The FCA has written to firms asking them to review their financial promotions used to sell buy now pay later (BNPL) agreements to ensure they meet regulatory requirements.

Dear CEO letter: Buy Now Pay Later (BNPL) firms

Currently, lenders and merchants do not need to be authorised by the FCA to enter into BNPL agreements. However, financial promotions of those unregulated/exempt agreements must still comply with certain regulatory requirements.

In its letter, the FCA points out that, pursuant to sections 21 and 25 of the Financial Services and Markets Act 2000, no entity can communicate a financial promotion as a business activity unless: it is an authorised firm; the communication is approved by an authorised firm; or a relevant exemption applies. Failure to comply constitutes a criminal offence.

A financial promotion for BNPL includes any form of communication made across any media in the course of business, that invites a consumer to purchase a good or service by entering into a BNPL agreement. This includes, for example, posters in shop windows, paid for Google adverts, and posts made by influencers on social media.

The FCA makes specific reference in its letter to section 3 of the Consumer Credit sourcebook in the FCA Handbook (CONC 3), which requires that a financial promotion must be clear, fair, and not misleading.

When an FCA-authorised firm issues a promotion relating to a BNPL agreement, it must ensure the promotion complies with CONC 3. Unauthorised firms will need to ensure that any promotions relating to BNPL products are approved by an authorised firm, which itself will be subject to the CONC 3 requirements when approving the promotion. 

The FCA has specific concerns that there is widespread non-compliance with CONC 3, particularly on websites and social media.  Put simply, the FCA considers that firms are emphasising the benefits of BNPL products without balancing them against the relevant risks to customers (for example, the risks of taking on debt that customers cannot afford to repay and the consequences of missed payments).
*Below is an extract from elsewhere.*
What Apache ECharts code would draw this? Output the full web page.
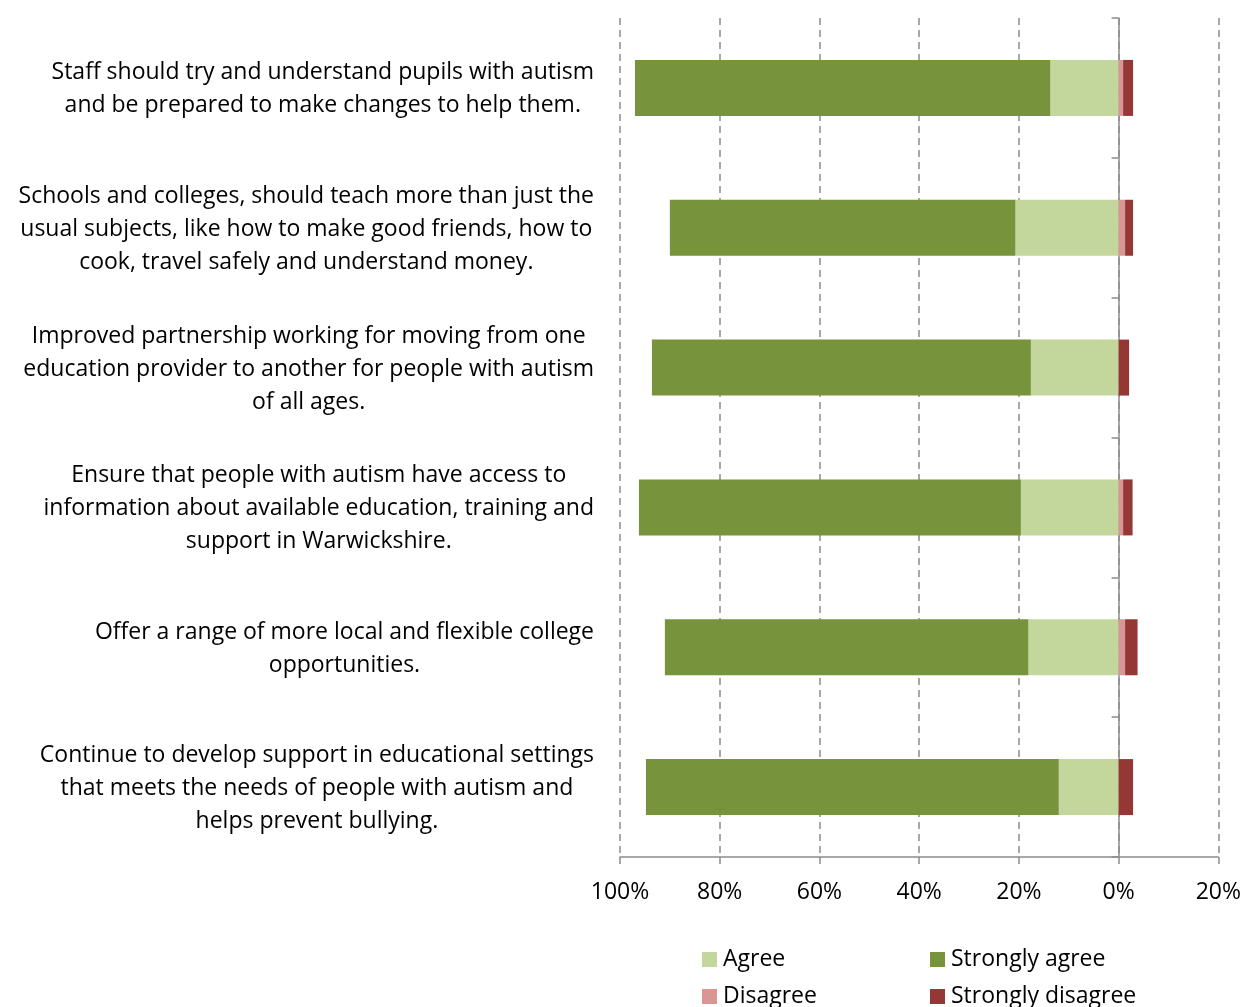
<!DOCTYPE html>
<html>
<head>
<meta charset="utf-8">
<title>Education priorities – agreement</title>
<script src="https://cdn.jsdelivr.net/npm/echarts@6/dist/echarts.min.js"></script>
<style>
  html, body { margin: 0; padding: 0; background: #ffffff; }
  #chart { width: 1244px; height: 1007px; }
</style>
</head>
<body>
<div id="chart"></div>
<script>
// Statements, listed top to bottom
const categories = [
  'Staff should try and understand pupils with autism\nand be prepared to make changes to help them.',
  'Schools and colleges, should teach more than just the\nusual subjects, like how to make good friends, how to\ncook, travel safely and understand money.',
  'Improved partnership working for moving from one\neducation provider to another for people with autism\nof all ages.',
  'Ensure that people with autism have access to\ninformation about available education, training and\nsupport in Warwickshire.',
  'Offer a range of more local and flexible college\nopportunities.',
  'Continue to develop support in educational settings\nthat meets the needs of people with autism and\nhelps prevent bullying.'
];

// Share of responses (%) per statement
const agree            = [13.7, 20.7, 17.6, 19.6, 18.1, 12.0];
const stronglyAgree    = [83.3, 69.3, 76.0, 76.6, 72.9, 82.8];
const disagree         = [0.9, 1.3, 0.0, 0.9, 1.3, 0.0];
const stronglyDisagree = [2.0, 1.6, 2.1, 1.9, 2.5, 2.9];

// Axis range (%): agreement runs to the left of zero
const axisMin = -100;
const axisMax = 20;
const axisStep = 20;

const FONT = '"Open Sans", "Noto Sans", sans-serif';
const FONT_SIZE = 23;
const colors = {
  agree: '#c3d69b',
  stronglyAgree: '#77933c',
  disagree: '#d99694',
  stronglyDisagree: '#953735'
};

const chart = echarts.init(document.getElementById('chart'), null, { renderer: 'canvas' });

const neg = arr => arr.map(v => -v);

// one single-item legend per entry, laid out as a 2 x 2 block
function legendItem(name, left, top) {
  return {
    data: [name],
    left: left,
    top: top,
    padding: 0,
    icon: 'rect',
    itemWidth: 15,
    itemHeight: 15,
    itemGap: 0,
    selectedMode: false,
    textStyle: { fontSize: FONT_SIZE, color: '#000000', fontFamily: FONT, padding: [0, 0, 0, 1] }
  };
}

const option = {
  backgroundColor: '#ffffff',
  animation: false,
  textStyle: { fontFamily: FONT },
  grid: { left: 620, right: 25, top: 18, bottom: 150, containLabel: false },
  xAxis: {
    type: 'value',
    min: axisMin,
    max: axisMax,
    interval: axisStep,
    axisLine: { show: true, lineStyle: { color: '#8c8c8c', width: 1.5 } },
    axisTick: { show: true, length: 7, lineStyle: { color: '#8c8c8c', width: 1.5 } },
    axisLabel: {
      margin: 24,
      color: '#000000',
      fontSize: FONT_SIZE,
      fontFamily: FONT,
      formatter: v => Math.abs(v) + '%'
    },
    splitLine: { show: true, lineStyle: { color: '#8c8c8c', width: 1.5, type: [7, 5] } }
  },
  yAxis: [
    {
      // axis line through zero with category tick marks
      type: 'category',
      data: categories,
      inverse: true,
      axisLine: { show: true, onZero: true, lineStyle: { color: '#8c8c8c', width: 1.5 } },
      axisTick: { show: true, length: 7, lineStyle: { color: '#8c8c8c', width: 1.5 } },
      axisLabel: { show: false },
      splitLine: { show: false }
    },
    {
      // statement labels along the left edge
      type: 'category',
      data: categories,
      inverse: true,
      position: 'left',
      axisLine: { show: false, onZero: false },
      axisTick: { show: false },
      splitLine: { show: false },
      axisLabel: {
        margin: 26,
        align: 'right',
        color: '#000000',
        fontSize: FONT_SIZE,
        fontFamily: FONT,
        lineHeight: 33,
        padding: [3, 0, 0, 0],
        formatter: v => v.split('\n').map(l => '{c|' + l + '}').join('\n'),
        rich: {
          c: { align: 'center', fontSize: FONT_SIZE, lineHeight: 33, color: '#000000', fontFamily: FONT }
        }
      }
    }
  ],
  legend: [
    legendItem('Agree', 702, 948),
    legendItem('Strongly agree', 930, 948),
    legendItem('Disagree', 702, 985),
    legendItem('Strongly disagree', 930, 985)
  ],
  series: [
    {
      name: 'Agree', type: 'bar', stack: 'total', yAxisIndex: 0,
      barWidth: 56,
      itemStyle: { color: colors.agree },
      data: neg(agree)
    },
    {
      name: 'Strongly agree', type: 'bar', stack: 'total', yAxisIndex: 0,
      barWidth: 56,
      itemStyle: { color: colors.stronglyAgree },
      data: neg(stronglyAgree)
    },
    {
      name: 'Disagree', type: 'bar', stack: 'total', yAxisIndex: 0,
      barWidth: 56,
      itemStyle: { color: colors.disagree },
      data: disagree
    },
    {
      name: 'Strongly disagree', type: 'bar', stack: 'total', yAxisIndex: 0,
      barWidth: 56,
      itemStyle: { color: colors.stronglyDisagree },
      data: stronglyDisagree
    }
  ]
};

chart.setOption(option);
</script>
</body>
</html>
The FCA’s letter concludes by setting out “next steps” and indicating that the FCA will be monitoring the market proactively going forward and will take further action where appropriate (which may include utilising its enforcement, criminal, civil and other regulatory powers). 

Comment

As highlighted in the Dear CEO letter, compliance is likely to become all the more important given the new Consumer Duty.  It seems inevitable that the FCA will become increasingly involved in the protection of consumers in this sector, particularly taking into account the current economic climate and the cost-of-living crisis.

Given the FCA’s warnings, firms need to focus on compliance: those that are FCA-authorised must ensure that their promotions comply with CONC 3; those that are not authorised must ensure promotions are approved by an authorised entity. Where issues are identified, firms must consider carefully whether they need to notify the FCA and what steps should be taken to address them.